Que dire des yeux qui changent de couleur selon la lumière du jour et des grains de beauté. Bref j’étais condamnée.
Si la société m’avais épargnée (ma foi : j’aurais pu élever des chèvres avec mes parents au milieu de la toundra), mon appendicite m’aurait emportée à 10 ans. Ou je serai tombée dans un précipice, un peu comme l’inventeur du Segway, à ceci prêt que je serais tombée parce que je n’y vois pas à 10 mètres, pas parce que j’aurais conçu une machine merdique.
Tout ça pour dire que j’ai toujours été contente d’être née au 20e siècle.
Au jour d’aujourd’hui, je me vois dans la nécessité de préciser cette affirmation.
Je suis très contente d’être née dans les années 80 et pas plus tard.
Pourquoi donc me direz-vous ?
Figurez-vous que l’autre jour, je regardais un reportage. Ca m’arrive souvent vous me direz. Mais là, le reportage était sur ZDF, une chaîne de télé allemande. En allemand, donc.
Titre du reportage : « Est-ce que mon enfant est normal ? »
Vous aurez compris ce qui m’aura retenu devant mon écran et qui m’aura fait écouter une émission en allemand à 22h30 un soir de semaine. Ceux qui me connaissent comprendront…
Est-ce que mon enfant est normal, donc…
Figurez-vous que si j’étais née entre l’an 2000 et aujourd’hui, j’aurais sûrement déjà suivi 100 thérapie chez 100 médecins différents, on m’aurait probablement fait prendre des antidépresseurs ou de la ritaline, voire les deux.
« Votre enfant n’est pas toujours concentré.

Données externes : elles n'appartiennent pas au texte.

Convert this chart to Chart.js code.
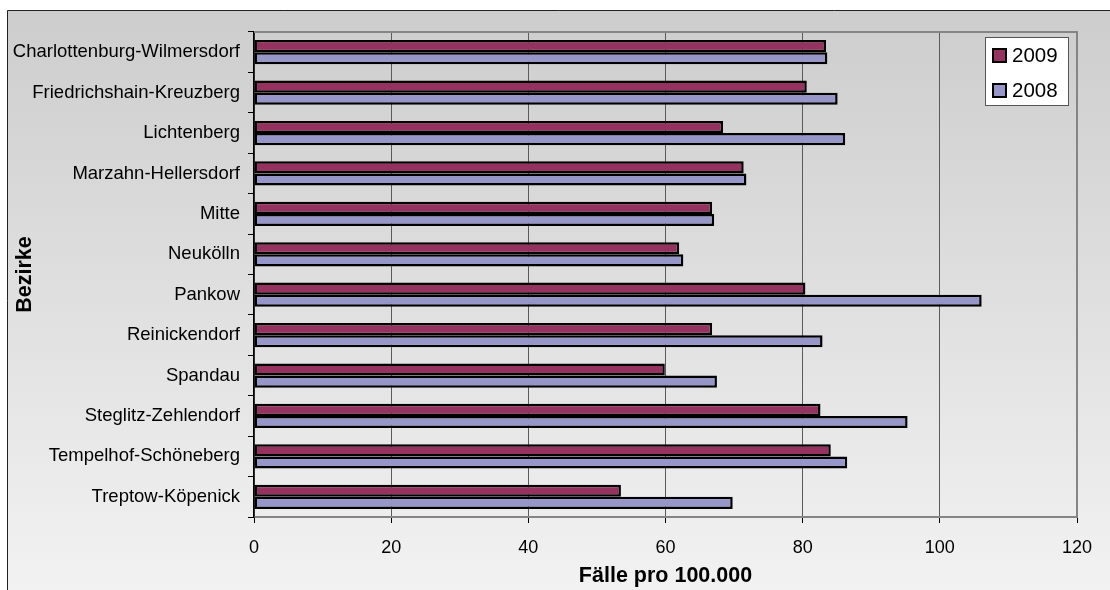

Dans certaines matières, il suit parfaitement. Mais dans d’autres, on constate que son attention diminue. Il devrait prendre de la ritaline. »
« Votre enfant aime le bouddhisme. Il parle rarement à ses petits camarades, il est peu sociable, il préfère lire plutôt que de s’amuser. Il devrait voir un psychologue. »
« Votre fils se retire souvent dans son propre monde. Il souffre d’ACD…machinchose. Je vous conseille d’aller consulter. »
Heureusement, j’ai vécu à une époque où il m’était autorisé de m’emmerder royalement en cours d’éducation civique sans qu’on me prescrive de la ritaline. Merci dieu : j’ai pu trouver ma prof d’anglais de 6e horriblement chiante et peu pédagogue sans être condamnée à une thérapie.
Oui, j’ai toujours adoré lire des livres, imaginer des histoires et en écrire, mettre de la musique et déconnecter mon cerveau de la réalité pour l’emmener vers des régions où tout est possible. Non, je ne pense pas que ça ait fait de moi un enfant à soigner, pas plus que ça ne fait de moi quelqu’un d’anormal. A vrai dire : comment s’occuper en voiture quand on ne conduit pas. En dormant ou en rêvant, évidemment.
Oui, en bonne première de la classe j’étais moquée à l’école, mise à l’écart, ignorée. Que dire de cette douce époque où au mieux on m’ignorait, au pire où on me crachait dessus en cours. Il est bien évident que si j’avais peur d’aller voir mes petits camarades et que je n’étais jamais aussi heureuse qu’avec moi-même, c’était parce que j’étais psychologiquement dérangée.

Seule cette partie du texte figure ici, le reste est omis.